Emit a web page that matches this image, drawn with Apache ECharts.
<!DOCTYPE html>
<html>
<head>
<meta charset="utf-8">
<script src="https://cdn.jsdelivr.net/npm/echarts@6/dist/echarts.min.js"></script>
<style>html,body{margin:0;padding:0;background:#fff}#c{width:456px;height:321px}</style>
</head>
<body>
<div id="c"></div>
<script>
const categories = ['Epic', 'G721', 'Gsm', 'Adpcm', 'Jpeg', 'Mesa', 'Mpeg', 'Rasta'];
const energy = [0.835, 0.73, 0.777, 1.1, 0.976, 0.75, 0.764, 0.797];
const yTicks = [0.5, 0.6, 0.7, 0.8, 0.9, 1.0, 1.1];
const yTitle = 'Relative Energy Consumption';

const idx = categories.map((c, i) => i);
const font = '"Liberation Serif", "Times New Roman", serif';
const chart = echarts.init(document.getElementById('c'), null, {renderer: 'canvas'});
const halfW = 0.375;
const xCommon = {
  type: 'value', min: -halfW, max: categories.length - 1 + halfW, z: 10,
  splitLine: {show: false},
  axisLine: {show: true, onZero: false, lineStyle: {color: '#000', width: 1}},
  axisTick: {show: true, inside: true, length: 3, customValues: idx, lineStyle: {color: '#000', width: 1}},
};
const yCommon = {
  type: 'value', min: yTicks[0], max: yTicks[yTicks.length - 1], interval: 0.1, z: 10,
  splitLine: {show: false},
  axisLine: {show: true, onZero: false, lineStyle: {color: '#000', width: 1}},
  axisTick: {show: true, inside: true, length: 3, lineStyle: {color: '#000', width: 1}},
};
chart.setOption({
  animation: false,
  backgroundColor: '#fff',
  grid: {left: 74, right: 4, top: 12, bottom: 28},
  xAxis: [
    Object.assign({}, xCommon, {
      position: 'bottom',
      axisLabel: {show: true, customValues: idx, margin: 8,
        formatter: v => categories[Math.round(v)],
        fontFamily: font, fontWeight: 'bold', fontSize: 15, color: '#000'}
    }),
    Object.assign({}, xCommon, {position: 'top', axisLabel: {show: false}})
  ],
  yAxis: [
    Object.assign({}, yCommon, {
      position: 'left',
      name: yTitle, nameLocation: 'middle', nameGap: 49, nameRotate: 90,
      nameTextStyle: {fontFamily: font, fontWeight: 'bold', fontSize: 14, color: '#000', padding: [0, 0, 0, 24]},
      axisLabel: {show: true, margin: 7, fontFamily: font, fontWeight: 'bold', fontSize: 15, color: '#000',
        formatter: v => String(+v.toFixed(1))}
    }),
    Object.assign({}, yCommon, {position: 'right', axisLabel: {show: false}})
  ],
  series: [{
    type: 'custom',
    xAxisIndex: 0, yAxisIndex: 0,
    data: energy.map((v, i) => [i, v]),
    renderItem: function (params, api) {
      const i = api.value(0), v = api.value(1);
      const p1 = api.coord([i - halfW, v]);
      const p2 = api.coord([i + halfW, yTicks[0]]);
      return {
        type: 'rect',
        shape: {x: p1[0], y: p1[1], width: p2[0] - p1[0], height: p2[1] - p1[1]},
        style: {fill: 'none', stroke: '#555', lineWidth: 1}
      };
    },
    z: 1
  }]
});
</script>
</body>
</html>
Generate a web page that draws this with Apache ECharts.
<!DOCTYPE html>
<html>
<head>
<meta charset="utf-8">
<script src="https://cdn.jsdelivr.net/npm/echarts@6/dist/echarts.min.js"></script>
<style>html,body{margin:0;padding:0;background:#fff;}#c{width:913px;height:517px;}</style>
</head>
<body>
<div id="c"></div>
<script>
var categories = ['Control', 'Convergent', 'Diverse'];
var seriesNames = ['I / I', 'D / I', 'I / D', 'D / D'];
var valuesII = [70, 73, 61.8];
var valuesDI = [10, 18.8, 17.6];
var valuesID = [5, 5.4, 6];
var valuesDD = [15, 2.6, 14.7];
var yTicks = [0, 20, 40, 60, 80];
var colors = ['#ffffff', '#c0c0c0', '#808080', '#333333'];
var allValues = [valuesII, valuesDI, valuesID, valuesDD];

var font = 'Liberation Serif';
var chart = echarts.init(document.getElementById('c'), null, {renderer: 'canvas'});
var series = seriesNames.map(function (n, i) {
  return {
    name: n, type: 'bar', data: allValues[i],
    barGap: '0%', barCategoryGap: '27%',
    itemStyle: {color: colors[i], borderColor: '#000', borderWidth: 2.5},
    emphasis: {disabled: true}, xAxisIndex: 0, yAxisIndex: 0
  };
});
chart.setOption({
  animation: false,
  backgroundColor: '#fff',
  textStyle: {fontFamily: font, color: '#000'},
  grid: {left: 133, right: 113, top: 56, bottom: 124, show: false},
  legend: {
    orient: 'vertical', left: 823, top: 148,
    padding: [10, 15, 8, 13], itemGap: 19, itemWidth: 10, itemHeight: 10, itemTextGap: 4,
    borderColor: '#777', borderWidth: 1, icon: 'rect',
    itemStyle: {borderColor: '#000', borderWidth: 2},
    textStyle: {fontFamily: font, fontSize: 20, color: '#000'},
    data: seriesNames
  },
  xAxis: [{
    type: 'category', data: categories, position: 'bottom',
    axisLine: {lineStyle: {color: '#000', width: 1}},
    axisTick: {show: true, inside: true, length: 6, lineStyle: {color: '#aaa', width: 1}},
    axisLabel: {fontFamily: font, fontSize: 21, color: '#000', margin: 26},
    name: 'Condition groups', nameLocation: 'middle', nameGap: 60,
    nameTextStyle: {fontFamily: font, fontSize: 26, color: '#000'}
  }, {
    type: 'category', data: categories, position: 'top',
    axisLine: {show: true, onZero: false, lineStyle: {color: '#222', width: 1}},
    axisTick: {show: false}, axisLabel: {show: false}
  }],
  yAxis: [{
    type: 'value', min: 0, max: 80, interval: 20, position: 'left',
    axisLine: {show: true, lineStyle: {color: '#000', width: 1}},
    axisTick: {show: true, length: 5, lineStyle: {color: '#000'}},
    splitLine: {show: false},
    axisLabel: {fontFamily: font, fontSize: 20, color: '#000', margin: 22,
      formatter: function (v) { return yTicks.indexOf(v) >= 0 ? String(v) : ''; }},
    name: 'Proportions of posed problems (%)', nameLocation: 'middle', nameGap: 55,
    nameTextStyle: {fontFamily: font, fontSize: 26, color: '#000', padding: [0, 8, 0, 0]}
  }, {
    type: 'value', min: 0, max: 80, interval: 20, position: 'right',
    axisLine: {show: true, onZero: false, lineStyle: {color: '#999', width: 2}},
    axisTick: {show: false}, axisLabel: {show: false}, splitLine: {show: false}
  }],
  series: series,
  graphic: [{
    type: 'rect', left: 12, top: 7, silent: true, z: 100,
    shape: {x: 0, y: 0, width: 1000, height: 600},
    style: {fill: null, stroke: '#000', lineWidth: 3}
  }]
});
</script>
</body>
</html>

===

> Requirements: Start at the line with "Generate a web", stop at the line with "var allValues = [valuesII, valuesDI, valuesID, valuesDD];", and return every line in that stretch exactly, those two included.

> Complete output:
Generate a web page that draws this with Apache ECharts.
<!DOCTYPE html>
<html>
<head>
<meta charset="utf-8">
<script src="https://cdn.jsdelivr.net/npm/echarts@6/dist/echarts.min.js"></script>
<style>html,body{margin:0;padding:0;background:#fff;}#c{width:913px;height:517px;}</style>
</head>
<body>
<div id="c"></div>
<script>
var categories = ['Control', 'Convergent', 'Diverse'];
var seriesNames = ['I / I', 'D / I', 'I / D', 'D / D'];
var valuesII = [70, 73, 61.8];
var valuesDI = [10, 18.8, 17.6];
var valuesID = [5, 5.4, 6];
var valuesDD = [15, 2.6, 14.7];
var yTicks = [0, 20, 40, 60, 80];
var colors = ['#ffffff', '#c0c0c0', '#808080', '#333333'];
var allValues = [valuesII, valuesDI, valuesID, valuesDD];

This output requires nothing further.